Watson and Behaviorism
Much of Psychology focuses on how the environment affects behavior - how learning alters behavior. Some use animals to further our understanding of learning, while others study humans. The foundations of this approach emerged relatively early on in the history of psychology. Watson (1878-1958) introduced the behaviorist approach or behaviorism in about 1913. He believed that psychologists must study behavior - even though psychologists seek to understand the processes that underlie behavior, they must focus on behavior in their studies - otherwise, research can't be objective.
According to the dictionary, "objective" means "..dealing with outward things or exhibiting facts uncolored by feelings or opinions." Reliance on self-report, for example, will always be subjective. The earliest psychologists, unfortunately, did not use objective methods. Wilhelm Wundt is given credit for establishing the 1st Psychology lab, but employed the highly subjective process of introspection. Watson (the "father" of behaviorism) believed that if we understand the basic laws of learning we will be able to understand and explain behavior. Watson's work was largely influenced by Pavlov. Pavlov studied classical conditioning (CC). CC is a primitive form of learning and one that can be demonstrated in most any species. So, the name we first think of when discussing behaviorism is Watson, who was largely influenced by Pavlov. Skinner was another behaviorist - one who extended Watson's approach. He was interested in the impact of learning on behavior, but he focused not on the association of two stimuli (as is the focus of CC), but on how the consequences of a behavior influenced the probability of engaging in the behavior again. In other words, his interest was in how reward and punishment alter behavior. He developed the "Skinner box." And his real interest was in what came to be called operant conditioning. An animal acts on, operates on the environment, and the outcome of this determined whether or not the behavior will be engaged in again.

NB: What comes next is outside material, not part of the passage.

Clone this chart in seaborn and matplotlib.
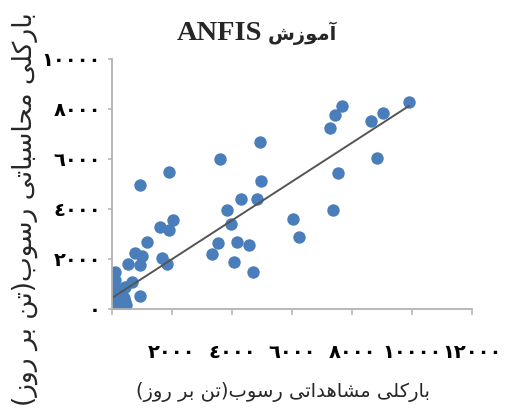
import numpy as np
import pandas as pd
import matplotlib
matplotlib.use("Agg")
import matplotlib.pyplot as plt
from matplotlib.ticker import FuncFormatter
import seaborn as sns

# Observed vs. computed total sediment load (ton/day), ANFIS training set
observed = [9900, 9030, 8630, 7670, 7430, 7270, 8830, 7530, 7370, 6030,
            6230, 4970, 4930, 3600, 1900, 930, 4300, 4830, 3830, 3970,
            2030, 1600, 1900, 3530, 3330, 4170, 4570, 4070, 4700, 1170,
            1670, 1830, 770, 1000, 530, 930, 100, 100, 670, 430,
            930, 170, 30, 200, 70, 300, 430, 10, 130, 330, 230,
            # low-load days clustered near the origin
            20, 40, 60, 80, 100, 120, 140, 160, 180, 200,
            220, 250, 280, 300, 350, 380, 400, 30, 50, 90,
            110, 60, 150, 200, 250, 320, 420, 450, 10, 70,
            130, 170, 230, 270, 330, 360, 120, 90, 40, 190,
            260, 310, 150, 210, 80]
computed = [8280, 7840, 7520, 8120, 7760, 7240, 6040, 5440, 3960, 3600,
            2880, 5120, 6680, 6000, 5480, 4960, 4400, 4400, 3960, 3400,
            3560, 3280, 3160, 2640, 2200, 2680, 2560, 1880, 1480, 2680,
            2040, 1800, 2240, 2120, 1800, 1760, 1480, 1160, 1080, 880,
            520, 760, 520, 360, 160, 120, 240, 40, 0, 480, 680,
            120, 200, 300, 150, 250, 100, 350, 200, 120, 300,
            180, 250, 150, 400, 300, 200, 450, 400, 600, 500,
            650, 800, 550, 700, 500, 550, 300, 150, 250, 100,
            180, 420, 380, 320, 120, 420, 300, 200, 350, 250,
            160, 260, 130, 480, 450]

x_ticks = [0, 2000, 4000, 6000, 8000, 10000, 12000]
y_ticks = [0, 2000, 4000, 6000, 8000, 10000]

# Persian text in visual (left-to-right) order, using presentation forms
BARKOLLI = "\uFEF0\uFEE0\uFEDB\uFEAD\uFE8E\uFE91"
MOSHAHEDATI = "\uFEF0\uFE97\uFE8D\uFEAA\uFEEB\uFE8E\uFEB8\uFEE3"
MOHASEBATI = "\uFEF0\uFE97\uFE8E\uFE92\uFEB3\uFE8E\uFEA4\uFEE3"
ROSUB = "\uFE8F\uFEEE\uFEB3\uFEAD"
UNIT = "(" + "\uFEAF\uFEED\uFEAD" + " " + "\uFEAE\uFE91" + " " + "\uFEE6\uFE97" + ")"
AMUZESH = "\uFEB5\uFEAF\uFEEE\uFEE3\uFE81"

xlabel_text = UNIT + ROSUB + " " + MOSHAHEDATI + " " + BARKOLLI
ylabel_text = UNIT + ROSUB + " " + MOHASEBATI + " " + BARKOLLI

ARABIC_DIGITS = "\u0660\u0661\u0662\u0663\u0664\u0665\u0666\u0667\u0668\u0669"


def to_arabic(v):
    return "".join(ARABIC_DIGITS[int(c)] for c in str(int(round(v))))


df = pd.DataFrame({"observed": observed, "computed": computed})

sns.set_theme(style="white")
plt.rcParams["font.family"] = ["Liberation Serif", "DejaVu Sans"]

fig = plt.figure(figsize=(5.19, 4.12), dpi=100)
ax = fig.add_axes([112 / 519, 103 / 412, 360 / 519, 250 / 412])

marker_color = "#4a7ebb"
sns.regplot(data=df, x="observed", y="computed", ax=ax, ci=None,
            scatter_kws=dict(s=80, color=marker_color, alpha=1, linewidths=0),
            line_kws=dict(color="#555555", lw=1.4))

ax.set_xlim(0, 12000)
ax.set_ylim(0, 10000)
ax.set_xticks(x_ticks)
ax.set_yticks(y_ticks)
ax.xaxis.set_major_formatter(FuncFormatter(lambda v, p: "" if v == 0 else to_arabic(v)))
ax.yaxis.set_major_formatter(FuncFormatter(lambda v, p: to_arabic(v)))
ax.set_xlabel("")
ax.set_ylabel("")

for side in ("top", "right"):
    ax.spines[side].set_visible(False)
for side in ("left", "bottom"):
    ax.spines[side].set_color("#b3b3b3")
    ax.spines[side].set_linewidth(1.3)

ax.tick_params(axis="x", direction="out", length=4, width=1.1, color="#b3b3b3",
               pad=22, labelsize=14, labelcolor="black", bottom=True)
ax.tick_params(axis="y", direction="out", length=3, width=1.1, color="#b3b3b3",
               pad=5, labelsize=14, labelcolor="black", left=True)
for lab in ax.get_xticklabels() + ax.get_yticklabels():
    lab.set_fontweight("bold")

fig.text(262 / 519, 1 - 33 / 412, "ANFIS", ha="right", va="center",
         fontsize=20.5, fontweight="bold", family=["Liberation Serif"])
fig.text(268 / 519, 1 - 33 / 412, AMUZESH, ha="left", va="center",
         fontsize=14, fontweight="bold", family=["DejaVu Sans"])
fig.text(283 / 519, 20 / 412, xlabel_text, ha="center", va="center",
         fontsize=14, family=["DejaVu Sans"])
fig.text(25 / 519, 0.493, ylabel_text, ha="center", va="center", rotation=90,
         fontsize=19, family=["DejaVu Sans"])

fig.savefig("out.png", dpi=100)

Note that it was not until the latter part of the 19th century that scientific psychology was born. Prior to this time, the basic ideas of some areas and interests of psychology existed, but psychology had not yet evolved into a science. Attempts to explain the differences in human behavior existed, but none that stood up to experimental scrutiny. One interesting example is phrenology. What do those bumps on your head really mean? Do they have meaning?
The fundamental idea behind the introduction of psychology as a science was that mind and behavior – like planets or chemicals or human organs – could be the subject of scientific analysis. Today's psychology is based on experimental evidence. Psychology is a science and, like all sciences, it progresses as new data is collected and new discoveries are made.